=== SUPPLIED INFORMATION ===
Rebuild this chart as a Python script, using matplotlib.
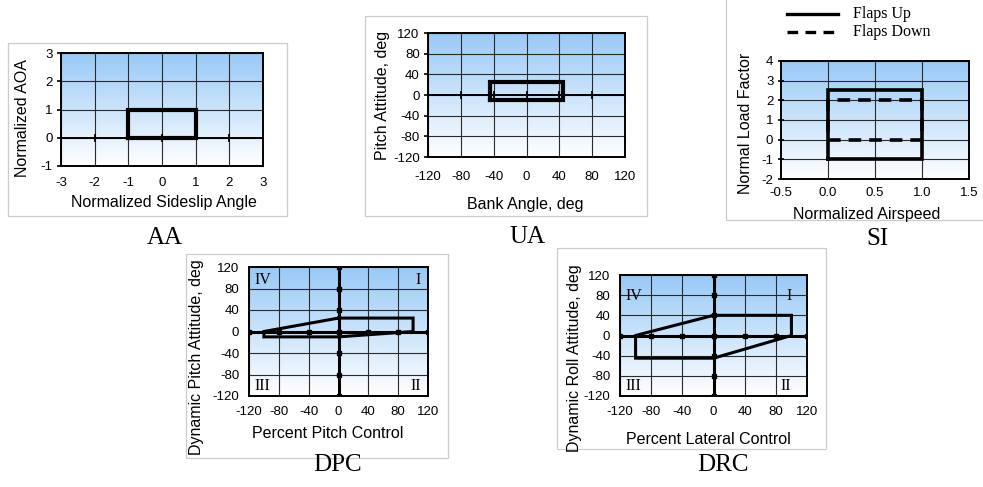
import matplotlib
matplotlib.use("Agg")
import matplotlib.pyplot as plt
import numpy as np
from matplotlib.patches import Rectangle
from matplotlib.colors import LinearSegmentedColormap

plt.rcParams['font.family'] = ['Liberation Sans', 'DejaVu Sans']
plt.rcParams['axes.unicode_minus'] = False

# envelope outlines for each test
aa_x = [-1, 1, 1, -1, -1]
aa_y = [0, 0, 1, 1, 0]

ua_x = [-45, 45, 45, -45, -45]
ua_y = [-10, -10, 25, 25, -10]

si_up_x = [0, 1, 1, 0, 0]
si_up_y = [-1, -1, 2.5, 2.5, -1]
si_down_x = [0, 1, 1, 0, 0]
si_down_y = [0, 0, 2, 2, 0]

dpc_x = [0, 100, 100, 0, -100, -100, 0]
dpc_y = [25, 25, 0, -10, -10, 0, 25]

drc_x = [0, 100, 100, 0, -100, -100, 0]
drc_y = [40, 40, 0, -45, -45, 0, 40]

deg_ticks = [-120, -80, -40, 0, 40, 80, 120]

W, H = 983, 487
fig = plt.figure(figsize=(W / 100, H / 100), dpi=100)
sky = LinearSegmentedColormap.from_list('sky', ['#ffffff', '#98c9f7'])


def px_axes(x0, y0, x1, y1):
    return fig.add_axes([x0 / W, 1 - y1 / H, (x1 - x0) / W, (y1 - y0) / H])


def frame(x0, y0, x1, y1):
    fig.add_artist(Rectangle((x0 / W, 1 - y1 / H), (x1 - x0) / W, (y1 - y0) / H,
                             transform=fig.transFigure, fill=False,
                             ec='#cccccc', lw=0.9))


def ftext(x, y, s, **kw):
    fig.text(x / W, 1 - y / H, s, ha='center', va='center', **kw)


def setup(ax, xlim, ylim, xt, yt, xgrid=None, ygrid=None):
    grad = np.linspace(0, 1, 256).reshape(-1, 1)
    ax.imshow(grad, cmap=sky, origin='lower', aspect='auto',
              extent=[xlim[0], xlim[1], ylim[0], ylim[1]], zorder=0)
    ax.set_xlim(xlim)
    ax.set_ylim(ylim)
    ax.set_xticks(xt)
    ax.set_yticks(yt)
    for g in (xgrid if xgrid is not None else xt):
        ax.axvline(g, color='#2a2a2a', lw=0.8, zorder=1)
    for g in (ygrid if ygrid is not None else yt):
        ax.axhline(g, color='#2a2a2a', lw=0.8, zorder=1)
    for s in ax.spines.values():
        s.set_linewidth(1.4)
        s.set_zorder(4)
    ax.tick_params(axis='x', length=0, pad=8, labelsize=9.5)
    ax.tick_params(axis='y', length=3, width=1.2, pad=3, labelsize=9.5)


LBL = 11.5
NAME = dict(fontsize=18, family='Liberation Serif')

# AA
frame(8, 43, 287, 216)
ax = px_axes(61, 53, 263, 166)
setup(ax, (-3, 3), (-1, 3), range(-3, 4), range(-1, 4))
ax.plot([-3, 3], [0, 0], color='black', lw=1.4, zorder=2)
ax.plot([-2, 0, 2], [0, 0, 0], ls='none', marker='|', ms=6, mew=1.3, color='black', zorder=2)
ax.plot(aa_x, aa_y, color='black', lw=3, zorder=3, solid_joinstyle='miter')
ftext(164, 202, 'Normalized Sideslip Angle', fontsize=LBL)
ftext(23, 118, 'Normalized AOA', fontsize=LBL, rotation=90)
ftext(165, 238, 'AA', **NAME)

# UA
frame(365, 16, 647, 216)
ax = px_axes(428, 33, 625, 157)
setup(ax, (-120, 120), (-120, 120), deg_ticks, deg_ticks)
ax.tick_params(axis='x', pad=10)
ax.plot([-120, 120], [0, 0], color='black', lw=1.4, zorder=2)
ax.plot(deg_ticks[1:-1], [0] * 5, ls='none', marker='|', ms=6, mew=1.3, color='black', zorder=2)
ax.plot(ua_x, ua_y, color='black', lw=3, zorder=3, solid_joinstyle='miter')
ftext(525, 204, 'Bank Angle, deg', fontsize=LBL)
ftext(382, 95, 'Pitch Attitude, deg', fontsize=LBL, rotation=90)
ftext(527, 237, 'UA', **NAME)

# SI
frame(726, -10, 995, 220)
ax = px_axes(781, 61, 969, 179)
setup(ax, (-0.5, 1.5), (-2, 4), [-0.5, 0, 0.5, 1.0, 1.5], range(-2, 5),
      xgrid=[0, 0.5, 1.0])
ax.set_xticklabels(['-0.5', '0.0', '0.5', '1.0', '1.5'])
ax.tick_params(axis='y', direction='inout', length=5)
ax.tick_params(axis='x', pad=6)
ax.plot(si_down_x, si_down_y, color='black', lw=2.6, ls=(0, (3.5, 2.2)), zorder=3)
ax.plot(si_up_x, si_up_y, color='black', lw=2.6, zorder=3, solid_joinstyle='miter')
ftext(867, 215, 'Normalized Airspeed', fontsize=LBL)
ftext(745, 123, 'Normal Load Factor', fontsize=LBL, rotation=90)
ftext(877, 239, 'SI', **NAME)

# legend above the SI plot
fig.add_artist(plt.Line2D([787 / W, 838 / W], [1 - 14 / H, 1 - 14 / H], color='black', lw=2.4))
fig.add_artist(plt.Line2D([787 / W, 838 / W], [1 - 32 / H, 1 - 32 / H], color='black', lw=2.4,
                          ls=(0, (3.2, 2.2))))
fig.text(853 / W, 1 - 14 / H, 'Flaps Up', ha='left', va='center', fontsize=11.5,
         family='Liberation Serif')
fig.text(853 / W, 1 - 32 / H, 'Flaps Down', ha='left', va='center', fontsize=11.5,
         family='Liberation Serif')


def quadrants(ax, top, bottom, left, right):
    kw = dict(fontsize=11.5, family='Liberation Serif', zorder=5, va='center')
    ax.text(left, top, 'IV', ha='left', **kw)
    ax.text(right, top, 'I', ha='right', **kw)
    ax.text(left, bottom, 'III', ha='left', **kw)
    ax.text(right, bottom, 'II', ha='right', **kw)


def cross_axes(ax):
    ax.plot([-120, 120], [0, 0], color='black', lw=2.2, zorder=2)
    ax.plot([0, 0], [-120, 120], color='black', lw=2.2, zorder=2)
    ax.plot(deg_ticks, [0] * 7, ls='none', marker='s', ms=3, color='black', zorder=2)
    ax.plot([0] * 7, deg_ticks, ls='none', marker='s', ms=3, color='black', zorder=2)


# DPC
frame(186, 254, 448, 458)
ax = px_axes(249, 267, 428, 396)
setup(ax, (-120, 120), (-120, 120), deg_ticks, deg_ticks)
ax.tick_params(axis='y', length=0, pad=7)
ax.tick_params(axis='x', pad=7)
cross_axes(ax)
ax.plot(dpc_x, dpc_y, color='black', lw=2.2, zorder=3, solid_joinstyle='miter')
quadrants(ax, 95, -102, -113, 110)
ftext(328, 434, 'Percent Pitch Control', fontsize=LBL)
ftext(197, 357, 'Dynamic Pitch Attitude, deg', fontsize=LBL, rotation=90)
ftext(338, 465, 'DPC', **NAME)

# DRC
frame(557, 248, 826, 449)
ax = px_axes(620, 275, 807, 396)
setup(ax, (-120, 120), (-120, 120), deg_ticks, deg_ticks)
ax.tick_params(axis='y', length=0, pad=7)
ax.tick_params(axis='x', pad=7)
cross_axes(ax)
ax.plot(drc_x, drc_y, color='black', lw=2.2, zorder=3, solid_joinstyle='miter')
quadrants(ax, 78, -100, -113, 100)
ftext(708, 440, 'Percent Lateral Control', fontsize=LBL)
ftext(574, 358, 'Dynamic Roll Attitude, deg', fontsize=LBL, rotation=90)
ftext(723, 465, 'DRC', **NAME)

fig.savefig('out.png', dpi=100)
===
TASK PROMPT:
Look at the listing and set down only the lines from its start through the line with "deg_ticks = [-120, -80, -40, 0, 40, 80, 120]", word for word and without pictures.

TASK RESPONSE:
Rebuild this chart as a Python script, using matplotlib.
import matplotlib
matplotlib.use("Agg")
import matplotlib.pyplot as plt
import numpy as np
from matplotlib.patches import Rectangle
from matplotlib.colors import LinearSegmentedColormap

plt.rcParams['font.family'] = ['Liberation Sans', 'DejaVu Sans']
plt.rcParams['axes.unicode_minus'] = False

# envelope outlines for each test
aa_x = [-1, 1, 1, -1, -1]
aa_y = [0, 0, 1, 1, 0]

ua_x = [-45, 45, 45, -45, -45]
ua_y = [-10, -10, 25, 25, -10]

si_up_x = [0, 1, 1, 0, 0]
si_up_y = [-1, -1, 2.5, 2.5, -1]
si_down_x = [0, 1, 1, 0, 0]
si_down_y = [0, 0, 2, 2, 0]

dpc_x = [0, 100, 100, 0, -100, -100, 0]
dpc_y = [25, 25, 0, -10, -10, 0, 25]

drc_x = [0, 100, 100, 0, -100, -100, 0]
drc_y = [40, 40, 0, -45, -45, 0, 40]

deg_ticks = [-120, -80, -40, 0, 40, 80, 120]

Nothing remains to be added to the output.